An American security firm has released a report suggesting that, at least when it comes to security, Samsung’s Android-based devices and Google’s Nexus range have an edge over their competition.

DuoLabs claims that the majority of Android devices are at risk, due to a combination of lax-patching practices and a vulnerability tied to Qualcomm processors.

While the vulnerability itself was addressed in an Android software update released in May, many manufacturers and carriers have yet to roll out the fix. 

“Of the Qualcomm-based phones seen by Duo, only 25% have applied the January 2016 (or later) monthly security update, leaving 60% of all Android phones vulnerable,” the report said.

Samsung and Nexus devices emerged as frontrunners, with both manufacturers committing to monthly patching practices after last year’s Stagefright vulnerability.

“With 75% of Galaxy S6s up-to-date, Duo Labs puts it up on the same pedestal as the Nexus series, which were also around 75% patched.
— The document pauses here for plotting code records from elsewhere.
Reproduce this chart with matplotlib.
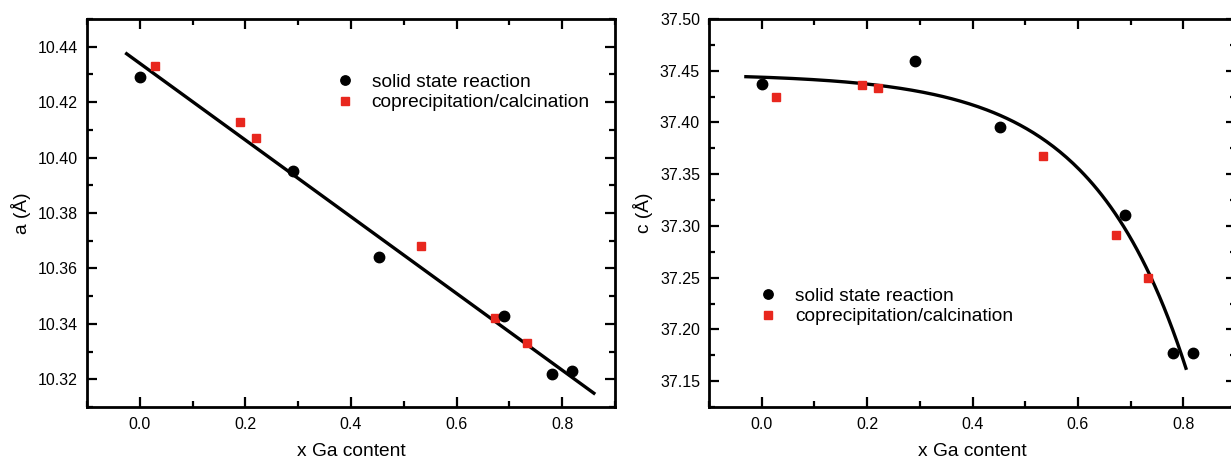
import numpy as np
import matplotlib
matplotlib.use("Agg")
import matplotlib.pyplot as plt
from matplotlib.ticker import MultipleLocator, FormatStrFormatter

plt.rcParams['font.family'] = ['Liberation Sans', 'DejaVu Sans']

# ---- data ----
ssr_x = [0.0, 0.29, 0.453, 0.69, 0.78, 0.818]
ssr_a = [10.429, 10.395, 10.364, 10.343, 10.322, 10.323]
ssr_c = [37.437, 37.459, 37.396, 37.311, 37.177, 37.177]

cop_x = [0.028, 0.19, 0.22, 0.533, 0.673, 0.733]
cop_a = [10.433, 10.413, 10.407, 10.368, 10.342, 10.333]
cop_c = [37.425, 37.436, 37.433, 37.368, 37.291, 37.250]

# linear fit for a
a_fit_range = [-0.025, 0.86]
a_fit_intercept = 10.434
a_fit_slope = -0.1384

# exponential fit for c: c = A - B*exp(x/t)
c_fit_range = [-0.03, 0.805]
c_fit_A = 37.447
c_fit_B = 0.00325
c_fit_t = 0.18

labels = ["solid state reaction", "coprecipitation/calcination"]

W, H = 1231, 458
fig = plt.figure(figsize=(W / 100, H / 100), dpi=100)

ax1 = fig.add_axes([87 / W, 1 - 407 / H, (615 - 87) / W, (407 - 19) / H])
ax2 = fig.add_axes([709 / W, 1 - 407 / H, (1236 - 709) / W, (407 - 19) / H])

red = '#e8271e'
FS = 13.8

def style(ax):
    for s in ax.spines.values():
        s.set_linewidth(2)
    ax.tick_params(which='both', direction='in', top=True, right=True, width=1.6, labelsize=11.5)
    ax.tick_params(which='major', length=7)
    ax.tick_params(which='minor', length=4)
    ax.tick_params(axis='x', which='both', pad=7)
    ax.tick_params(axis='y', which='both', pad=6.5)
    ax.xaxis.set_major_locator(MultipleLocator(0.2))
    ax.xaxis.set_minor_locator(MultipleLocator(0.1))
    ax.set_xlim(-0.1, 0.9)
    ax.set_xlabel("x Ga content", fontsize=FS, labelpad=8)

def legend(ax, anchor):
    ax.legend(loc='center left', bbox_to_anchor=anchor, frameon=False, fontsize=FS,
              handletextpad=0.9, labelspacing=0.15, handlelength=1.0, borderpad=0,
              borderaxespad=0, markerscale=0.9)

# left panel
xs = np.linspace(a_fit_range[0], a_fit_range[1], 50)
ax1.plot(xs, a_fit_intercept + a_fit_slope * xs, color='black', lw=2.4, zorder=1)
ax1.plot(ssr_x, ssr_a, 'o', color='black', ms=7.5, label=labels[0], zorder=3)
ax1.plot(cop_x, cop_a, 's', color=red, ms=6.3, label=labels[1], zorder=2)
style(ax1)
ax1.set_ylim(10.31, 10.45)
ax1.yaxis.set_major_locator(MultipleLocator(0.02))
ax1.yaxis.set_minor_locator(MultipleLocator(0.01))
ax1.yaxis.set_major_formatter(FormatStrFormatter('%.2f'))
ax1.set_ylabel("a (Å)", fontsize=FS, labelpad=5)
legend(ax1, (0.470, 0.8106))

# right panel
xc = np.linspace(c_fit_range[0], c_fit_range[1], 200)
ax2.plot(xc, c_fit_A - c_fit_B * np.exp(xc / c_fit_t), color='black', lw=2.4, zorder=1)
ax2.plot(ssr_x, ssr_c, 'o', color='black', ms=7.5, label=labels[0], zorder=3)
ax2.plot(cop_x, cop_c, 's', color=red, ms=6.3, label=labels[1], zorder=2)
style(ax2)
ax2.set_ylim(37.125, 37.50)
ax2.yaxis.set_major_locator(MultipleLocator(0.05))
ax2.yaxis.set_minor_locator(MultipleLocator(0.025))
ax2.yaxis.set_major_formatter(FormatStrFormatter('%.2f'))
ax2.set_ylabel("c (Å)", fontsize=FS, labelpad=5)
legend(ax2, (0.0937, 0.259))

fig.savefig("out.png", dpi=100)
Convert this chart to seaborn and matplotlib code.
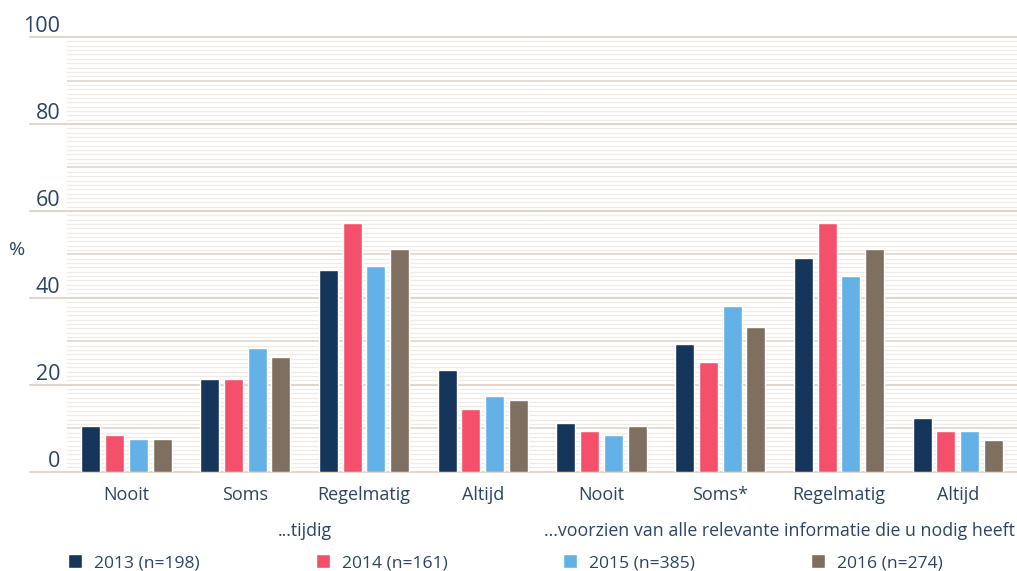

Improvement in the security posture of the Galaxy S6 has a substantial impact on overall results, as it dominates our dataset of over 500,000 phones,” the report said. 

DuoLabs also found that 27% of Android phones were actually too old to receive monthly updates, leaving users permanently at risk.

We reached out to DuoLabs for comment and spoke to Kyle Lady.

He who asserted that “there are still vulnerable phones sitting on retail shelves” and pegged the number of Android users unable to receive security updates at roughly 378 million.

He also noted that “It’s hard to know whether, once a monthly update is published to carriers, the carriers push it out.”

“As such, we can’t prove easily prove that the manufacturers have been the source of the delay/existence of monthly patches.”

A similar report by the The University of Cambridge issued last year found 88% of Android devices (of the 20,000 surveyed) had not been patched against one or more critical vulnerabilities.